Exercise instructions:
Retype all of the listing exactly, passing over any picture you find.

Provided data:
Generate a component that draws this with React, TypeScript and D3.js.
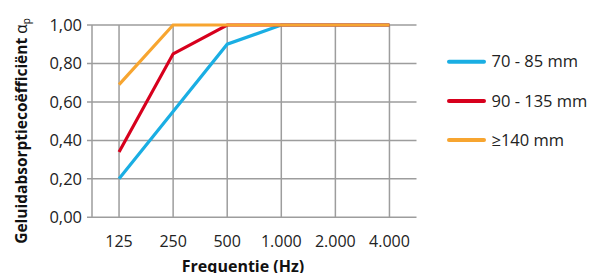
import React from "react";
import * as d3 from "d3";

const categories = ["125", "250", "500", "1.000", "2.000", "4.000"];
const seriesNames = ["70 - 85 mm", "90 - 135 mm", "≥140 mm"];
const blueValues = [0.2, 0.55, 0.9, 1.0, 1.0, 1.0];
const redValues = [0.34, 0.85, 1.0, 1.0, 1.0, 1.0];
const orangeValues = [0.69, 1.0, 1.0, 1.0, 1.0, 1.0];
const yTicks = [0, 0.2, 0.4, 0.6, 0.8, 1.0];
const colors = ["#1aaee3", "#d7001d", "#f7a530"];

const W = 596;
const H = 273;
const left = 92;
const right = 416.5;
const top = 25;
const bottom = 217.3;
const FONT = "'Open Sans', sans-serif";

export default function App() {
  const x = d3.scaleBand<string>().domain(categories).range([left, right]);
  const y = d3.scaleLinear().domain([0, 1]).range([bottom, top]);
  const cx = (c: string) => (x(c) as number) + x.bandwidth() / 2;
  const line = d3
    .line<number>()
    .x((_, i) => cx(categories[i]))
    .y((d) => y(d));
  const series = [blueValues, redValues, orangeValues];
  const fmt = (v: number) => v.toFixed(2).replace(".", ",");

  return (
    <svg
      width={W}
      height={H}
      style={{ position: "absolute", left: 0, top: 0 }}
      fontFamily={FONT}
    >
      <rect width={W} height={H} fill="#fff" />
      {yTicks.map((t) => (
        <g key={t}>
          <line x1={left - 5} x2={right} y1={y(t)} y2={y(t)} stroke="#9d9d9d" strokeWidth={1.5} />
          <text x={82} y={y(t)} dy="0.35em" textAnchor="end" fontSize={16.5} fill="#222">
            {fmt(t)}
          </text>
        </g>
      ))}
      <line x1={left} x2={left} y1={top} y2={bottom} stroke="#9d9d9d" strokeWidth={1.5} />
      {categories.map((c) => (
        <g key={c}>
          <line x1={cx(c)} x2={cx(c)} y1={top} y2={bottom} stroke="#9d9d9d" strokeWidth={1.5} />
          <text x={cx(c)} y={247} textAnchor="middle" fontSize={16} fill="#222">
            {c}
          </text>
        </g>
      ))}
      {series.map((s, i) => (
        <path
          key={i}
          d={line(s) as string}
          fill="none"
          stroke={colors[i]}
          strokeWidth={3.2}
          strokeLinejoin="miter"
        />
      ))}
      <text x={243} y={272} textAnchor="middle" fontSize={16} fontWeight="bold" fill="#111">
        Frequentie (Hz)
      </text>
      <text
        transform="translate(27,131) rotate(-90)"
        textAnchor="middle"
        fontSize={15.5}
        fontWeight="bold"
        fill="#111"
      >
        Geluidabsorptiecoëfficiënt
        <tspan fontWeight="normal"> α</tspan>
        <tspan fontWeight="normal" fontSize={10} dy={3}>p</tspan>
      </text>
      {seriesNames.map((n, i) => (
        <g key={n}>
          <line
            x1={449}
            x2={484}
            y1={61.7 + i * 39.2}
            y2={61.7 + i * 39.2}
            stroke={colors[i]}
            strokeWidth={4}
            strokeLinecap="round"
          />
          <text x={491.5} y={61.7 + i * 39.2} dy="0.35em" fontSize={16.5} fill="#222">
            {n}
          </text>
        </g>
      ))}
    </svg>
  );
}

The response:
Generate a component that draws this with React, TypeScript and D3.js.
import React from "react";
import * as d3 from "d3";

const categories = ["125", "250", "500", "1.000", "2.000", "4.000"];
const seriesNames = ["70 - 85 mm", "90 - 135 mm", "≥140 mm"];
const blueValues = [0.2, 0.55, 0.9, 1.0, 1.0, 1.0];
const redValues = [0.34, 0.85, 1.0, 1.0, 1.0, 1.0];
const orangeValues = [0.69, 1.0, 1.0, 1.0, 1.0, 1.0];
const yTicks = [0, 0.2, 0.4, 0.6, 0.8, 1.0];
const colors = ["#1aaee3", "#d7001d", "#f7a530"];

const W = 596;
const H = 273;
const left = 92;
const right = 416.5;
const top = 25;
const bottom = 217.3;
const FONT = "'Open Sans', sans-serif";

export default function App() {
  const x = d3.scaleBand<string>().domain(categories).range([left, right]);
  const y = d3.scaleLinear().domain([0, 1]).range([bottom, top]);
  const cx = (c: string) => (x(c) as number) + x.bandwidth() / 2;
  const line = d3
    .line<number>()
    .x((_, i) => cx(categories[i]))
    .y((d) => y(d));
  const series = [blueValues, redValues, orangeValues];
  const fmt = (v: number) => v.toFixed(2).replace(".", ",");

  return (
    <svg
      width={W}
      height={H}
      style={{ position: "absolute", left: 0, top: 0 }}
      fontFamily={FONT}
    >
      <rect width={W} height={H} fill="#fff" />
      {yTicks.map((t) => (
        <g key={t}>
          <line x1={left - 5} x2={right} y1={y(t)} y2={y(t)} stroke="#9d9d9d" strokeWidth={1.5} />
          <text x={82} y={y(t)} dy="0.35em" textAnchor="end" fontSize={16.5} fill="#222">
            {fmt(t)}
          </text>
        </g>
      ))}
      <line x1={left} x2={left} y1={top} y2={bottom} stroke="#9d9d9d" strokeWidth={1.5} />
      {categories.map((c) => (
        <g key={c}>
          <line x1={cx(c)} x2={cx(c)} y1={top} y2={bottom} stroke="#9d9d9d" strokeWidth={1.5} />
          <text x={cx(c)} y={247} textAnchor="middle" fontSize={16} fill="#222">
            {c}
          </text>
        </g>
      ))}
      {series.map((s, i) => (
        <path
          key={i}
          d={line(s) as string}
          fill="none"
          stroke={colors[i]}
          strokeWidth={3.2}
          strokeLinejoin="miter"
        />
      ))}
      <text x={243} y={272} textAnchor="middle" fontSize={16} fontWeight="bold" fill="#111">
        Frequentie (Hz)
      </text>
      <text
        transform="translate(27,131) rotate(-90)"
        textAnchor="middle"
        fontSize={15.5}
        fontWeight="bold"
        fill="#111"
      >
        Geluidabsorptiecoëfficiënt
        <tspan fontWeight="normal"> α</tspan>
        <tspan fontWeight="normal" fontSize={10} dy={3}>p</tspan>
      </text>
      {seriesNames.map((n, i) => (
        <g key={n}>
          <line
            x1={449}
            x2={484}
            y1={61.7 + i * 39.2}
            y2={61.7 + i * 39.2}
            stroke={colors[i]}
            strokeWidth={4}
            strokeLinecap="round"
          />
          <text x={491.5} y={61.7 + i * 39.2} dy="0.35em" fontSize={16.5} fill="#222">
            {n}
          </text>
        </g>
      ))}
    </svg>
  );
}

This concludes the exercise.